Already on this fourth day, the hymnography shows us more clearly the end of the journey – Holy Pascha:
“Desiring to partake of the divine Pascha – not the Pascha of Egypt, but of Zion – let us renounce the drunkenness of sin through repentance! Let us gird our loins by mortifying the passions! Let us shod our feet with shoes that walk not in the way of deceit! Let us strengthen ourselves with the shield of faith!”
Pascha is already here, not as a date, but as a goal. And every day of fasting is a step toward it: the step of a warrior who arms himself not with a sword, but with faith; not with armor, but with repentance.

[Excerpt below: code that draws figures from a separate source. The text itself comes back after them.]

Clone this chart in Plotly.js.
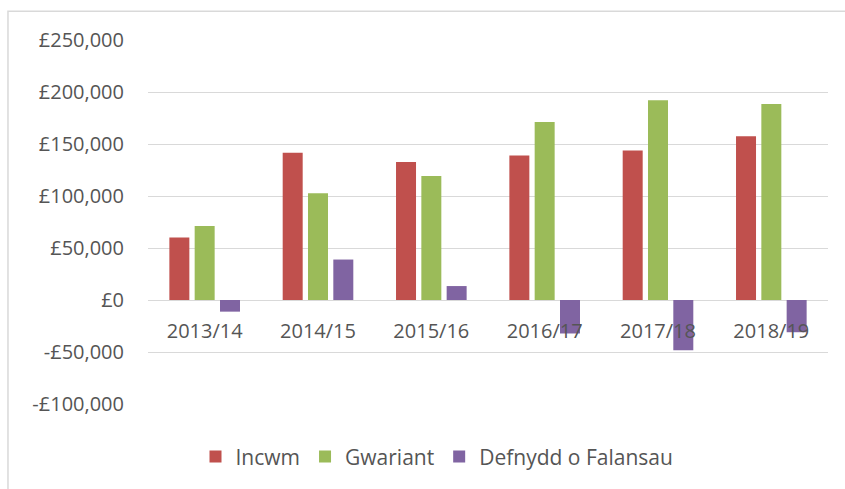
<!DOCTYPE html>
<html>
<head>
<meta charset="utf-8">
<script src="https://cdn.plot.ly/plotly-3.0.1.min.js"></script>
<style>html,body{margin:0;padding:0;background:#fff;}#chart{width:845px;height:489px;}</style>
</head>
<body>
<div id="chart"></div>
<script>
const categories = ["2013/14", "2014/15", "2015/16", "2016/17", "2017/18", "2018/19"];
const incwm = [60000, 141500, 132600, 139000, 143800, 157500];
const gwariant = [71200, 102600, 119200, 171200, 192000, 188500];
const defnydd = [-11200, 38900, 13400, -32200, -48200, -31000];
const seriesNames = ["Incwm", "Gwariant", "Defnydd o Falansau"];
const yTickVals = [-100000, -50000, 0, 50000, 100000, 150000, 200000, 250000];
const yTickText = ["-£100,000", "-£50,000", "£0", "£50,000", "£100,000", "£150,000", "£200,000", "£250,000"];

const font = "'Open Sans', 'Liberation Sans', sans-serif";
const colors = ["#C0504D", "#9BBB59", "#8064A2"];
const data = [incwm, gwariant, defnydd].map((v, i) => ({
  type: "bar",
  x: categories,
  y: v,
  name: seriesNames[i],
  marker: {color: colors[i]},
  hoverinfo: "skip"
}));

const yMin = -100000, yMax = 250000;
const layout = {
  width: 845, height: 489,
  margin: {l: 148, r: 17, t: 40, b: 83},
  paper_bgcolor: "#fff", plot_bgcolor: "#fff",
  barmode: "group", bargap: 0.33, bargroupgap: 0.21,
  font: {family: font, color: "#595959", size: 20},
  xaxis: {
    anchor: "free",
    position: (0 - yMin) / (yMax - yMin),
    showgrid: false, showline: false, zeroline: false,
    ticks: "", ticklabelstandoff: 17,
    tickfont: {family: font, size: 20, color: "#555555"}
  },
  yaxis: {
    range: [yMin, yMax],
    tickvals: yTickVals, ticktext: yTickText,
    showgrid: true, gridcolor: "#d9d9d9", gridwidth: 1,
    zeroline: true, zerolinecolor: "#d9d9d9", zerolinewidth: 1,
    showline: false, ticks: "", ticklabelstandoff: 23,
    tickfont: {family: font, size: 20, color: "#555555"}
  },
  legend: {
    orientation: "h", x: 0.425, xanchor: "center", y: -0.145, yanchor: "middle",
    font: {family: font, size: 21, color: "#555555"},
    itemwidth: 30, tracegroupgap: 0
  },
  showlegend: true,
  shapes: [{
    type: "rect", xref: "paper", yref: "paper",
    x0: -0.2059, x1: 1.6, y0: -0.6, y1: 1.0792,
    line: {color: "#d9d9d9", width: 1.5}, fillcolor: "rgba(0,0,0,0)", layer: "below"
  }]
};

Plotly.newPlot("chart", data, layout, {displayModeBar: false, staticPlot: true});
</script>
</body>
</html>
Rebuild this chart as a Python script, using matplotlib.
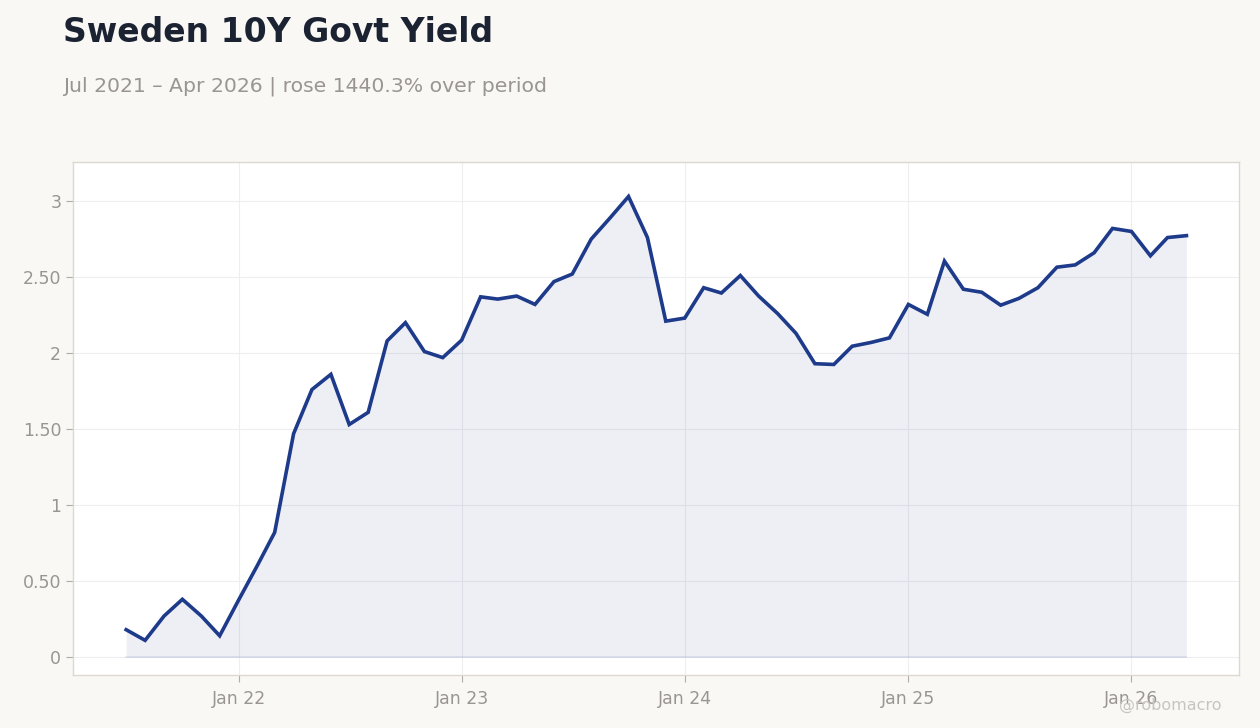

At the end of Matins, the Canon returns us to prayer in its simplest form – the prayer of one who is sinking:
“Cast into the abyss of sensual pleasures, I call upon the abyss of Thy tender mercies: O Helmsman, save me!”
The Helmsman is Christ Himself. And we, amid the storm of the Lenten voyage, are in His boat. The boat sails. And the Helmsman does not sleep.
“O Apostolic choir, guard those who sing your praises,” we pray in the katavasia, “and grant them to pass with contrite hearts through all the days of the light-bearing Fast.”
With contrite hearts and eyes fixed upon the stars. For the night of the Fast is not without light. The Apostles shine above us. And beyond them – the dawn of the Resurrection, which each day draws nearer.